▸ **DATASET EXTRACT**:
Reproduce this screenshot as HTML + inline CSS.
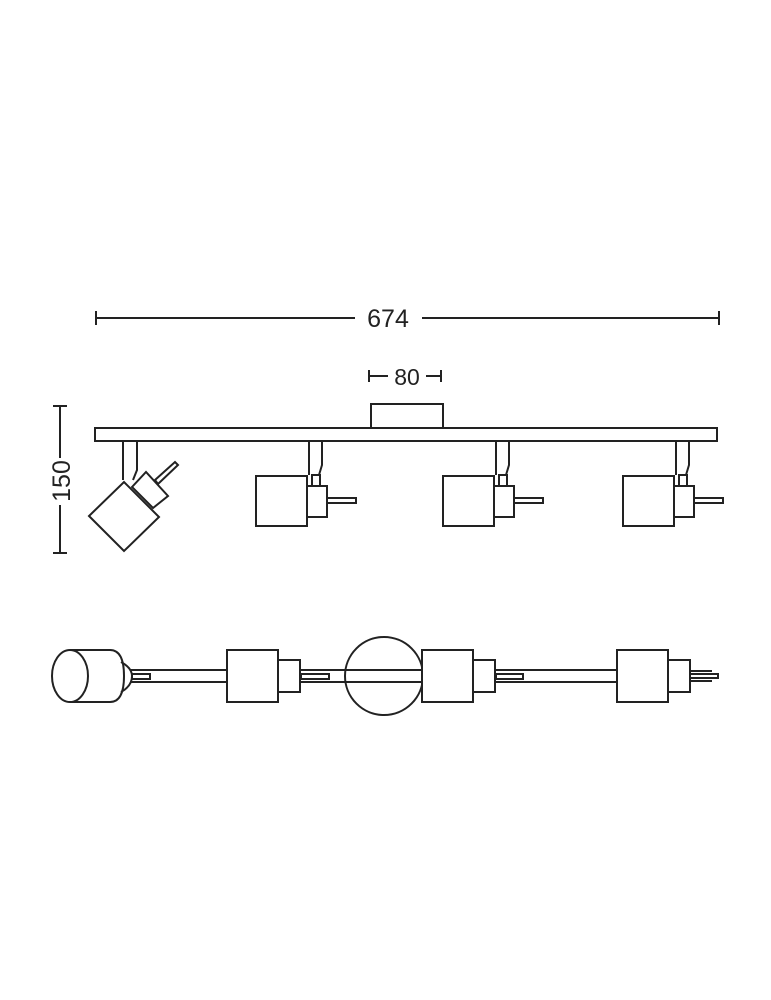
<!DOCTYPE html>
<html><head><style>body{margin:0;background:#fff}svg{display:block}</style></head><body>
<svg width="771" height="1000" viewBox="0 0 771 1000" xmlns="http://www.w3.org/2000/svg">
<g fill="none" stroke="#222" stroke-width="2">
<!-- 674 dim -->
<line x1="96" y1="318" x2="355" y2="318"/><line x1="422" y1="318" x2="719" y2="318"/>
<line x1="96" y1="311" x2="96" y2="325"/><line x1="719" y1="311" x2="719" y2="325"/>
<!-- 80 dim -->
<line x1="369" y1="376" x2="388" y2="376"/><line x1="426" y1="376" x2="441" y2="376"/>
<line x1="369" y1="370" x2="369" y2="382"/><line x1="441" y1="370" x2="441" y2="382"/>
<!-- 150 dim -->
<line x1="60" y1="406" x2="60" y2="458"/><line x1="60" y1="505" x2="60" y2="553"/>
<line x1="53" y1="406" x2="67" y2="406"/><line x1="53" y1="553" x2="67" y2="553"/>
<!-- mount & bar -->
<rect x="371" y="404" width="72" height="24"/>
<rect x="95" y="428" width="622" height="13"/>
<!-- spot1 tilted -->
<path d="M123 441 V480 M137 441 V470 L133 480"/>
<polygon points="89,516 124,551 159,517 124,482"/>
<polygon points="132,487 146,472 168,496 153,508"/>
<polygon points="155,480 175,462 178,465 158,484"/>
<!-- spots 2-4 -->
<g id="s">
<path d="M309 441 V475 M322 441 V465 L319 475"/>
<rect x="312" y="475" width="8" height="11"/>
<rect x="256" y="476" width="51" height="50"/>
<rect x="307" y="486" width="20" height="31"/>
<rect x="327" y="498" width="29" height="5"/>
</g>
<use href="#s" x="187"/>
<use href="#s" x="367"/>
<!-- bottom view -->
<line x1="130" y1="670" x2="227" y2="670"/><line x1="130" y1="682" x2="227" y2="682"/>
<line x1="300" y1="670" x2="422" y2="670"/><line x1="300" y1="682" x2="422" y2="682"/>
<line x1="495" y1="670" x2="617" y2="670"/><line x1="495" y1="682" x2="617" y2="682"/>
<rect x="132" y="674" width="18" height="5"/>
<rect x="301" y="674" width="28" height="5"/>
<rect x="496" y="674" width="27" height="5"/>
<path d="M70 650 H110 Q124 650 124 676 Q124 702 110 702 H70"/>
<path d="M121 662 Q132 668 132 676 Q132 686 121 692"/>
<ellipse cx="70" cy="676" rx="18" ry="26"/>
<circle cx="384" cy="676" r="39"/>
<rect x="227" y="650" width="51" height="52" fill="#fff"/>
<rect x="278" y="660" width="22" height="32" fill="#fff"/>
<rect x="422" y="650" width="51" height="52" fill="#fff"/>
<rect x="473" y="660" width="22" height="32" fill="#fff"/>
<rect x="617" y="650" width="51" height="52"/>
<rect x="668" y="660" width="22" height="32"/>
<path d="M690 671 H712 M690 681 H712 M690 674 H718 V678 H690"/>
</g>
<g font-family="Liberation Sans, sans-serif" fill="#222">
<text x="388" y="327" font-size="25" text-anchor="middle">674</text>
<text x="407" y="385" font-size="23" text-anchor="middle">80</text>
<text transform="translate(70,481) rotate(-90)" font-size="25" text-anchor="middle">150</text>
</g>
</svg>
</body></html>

▸ **YOUR TASK**: Retype the data above exactly; pictures are not part of the copy.

▸ **RESPONSE TO THE EXERCISE**:
Reproduce this screenshot as HTML + inline CSS.
<!DOCTYPE html>
<html><head><style>body{margin:0;background:#fff}svg{display:block}</style></head><body>
<svg width="771" height="1000" viewBox="0 0 771 1000" xmlns="http://www.w3.org/2000/svg">
<g fill="none" stroke="#222" stroke-width="2">
<!-- 674 dim -->
<line x1="96" y1="318" x2="355" y2="318"/><line x1="422" y1="318" x2="719" y2="318"/>
<line x1="96" y1="311" x2="96" y2="325"/><line x1="719" y1="311" x2="719" y2="325"/>
<!-- 80 dim -->
<line x1="369" y1="376" x2="388" y2="376"/><line x1="426" y1="376" x2="441" y2="376"/>
<line x1="369" y1="370" x2="369" y2="382"/><line x1="441" y1="370" x2="441" y2="382"/>
<!-- 150 dim -->
<line x1="60" y1="406" x2="60" y2="458"/><line x1="60" y1="505" x2="60" y2="553"/>
<line x1="53" y1="406" x2="67" y2="406"/><line x1="53" y1="553" x2="67" y2="553"/>
<!-- mount & bar -->
<rect x="371" y="404" width="72" height="24"/>
<rect x="95" y="428" width="622" height="13"/>
<!-- spot1 tilted -->
<path d="M123 441 V480 M137 441 V470 L133 480"/>
<polygon points="89,516 124,551 159,517 124,482"/>
<polygon points="132,487 146,472 168,496 153,508"/>
<polygon points="155,480 175,462 178,465 158,484"/>
<!-- spots 2-4 -->
<g id="s">
<path d="M309 441 V475 M322 441 V465 L319 475"/>
<rect x="312" y="475" width="8" height="11"/>
<rect x="256" y="476" width="51" height="50"/>
<rect x="307" y="486" width="20" height="31"/>
<rect x="327" y="498" width="29" height="5"/>
</g>
<use href="#s" x="187"/>
<use href="#s" x="367"/>
<!-- bottom view -->
<line x1="130" y1="670" x2="227" y2="670"/><line x1="130" y1="682" x2="227" y2="682"/>
<line x1="300" y1="670" x2="422" y2="670"/><line x1="300" y1="682" x2="422" y2="682"/>
<line x1="495" y1="670" x2="617" y2="670"/><line x1="495" y1="682" x2="617" y2="682"/>
<rect x="132" y="674" width="18" height="5"/>
<rect x="301" y="674" width="28" height="5"/>
<rect x="496" y="674" width="27" height="5"/>
<path d="M70 650 H110 Q124 650 124 676 Q124 702 110 702 H70"/>
<path d="M121 662 Q132 668 132 676 Q132 686 121 692"/>
<ellipse cx="70" cy="676" rx="18" ry="26"/>
<circle cx="384" cy="676" r="39"/>
<rect x="227" y="650" width="51" height="52" fill="#fff"/>
<rect x="278" y="660" width="22" height="32" fill="#fff"/>
<rect x="422" y="650" width="51" height="52" fill="#fff"/>
<rect x="473" y="660" width="22" height="32" fill="#fff"/>
<rect x="617" y="650" width="51" height="52"/>
<rect x="668" y="660" width="22" height="32"/>
<path d="M690 671 H712 M690 681 H712 M690 674 H718 V678 H690"/>
</g>
<g font-family="Liberation Sans, sans-serif" fill="#222">
<text x="388" y="327" font-size="25" text-anchor="middle">674</text>
<text x="407" y="385" font-size="23" text-anchor="middle">80</text>
<text transform="translate(70,481) rotate(-90)" font-size="25" text-anchor="middle">150</text>
</g>
</svg>
</body></html>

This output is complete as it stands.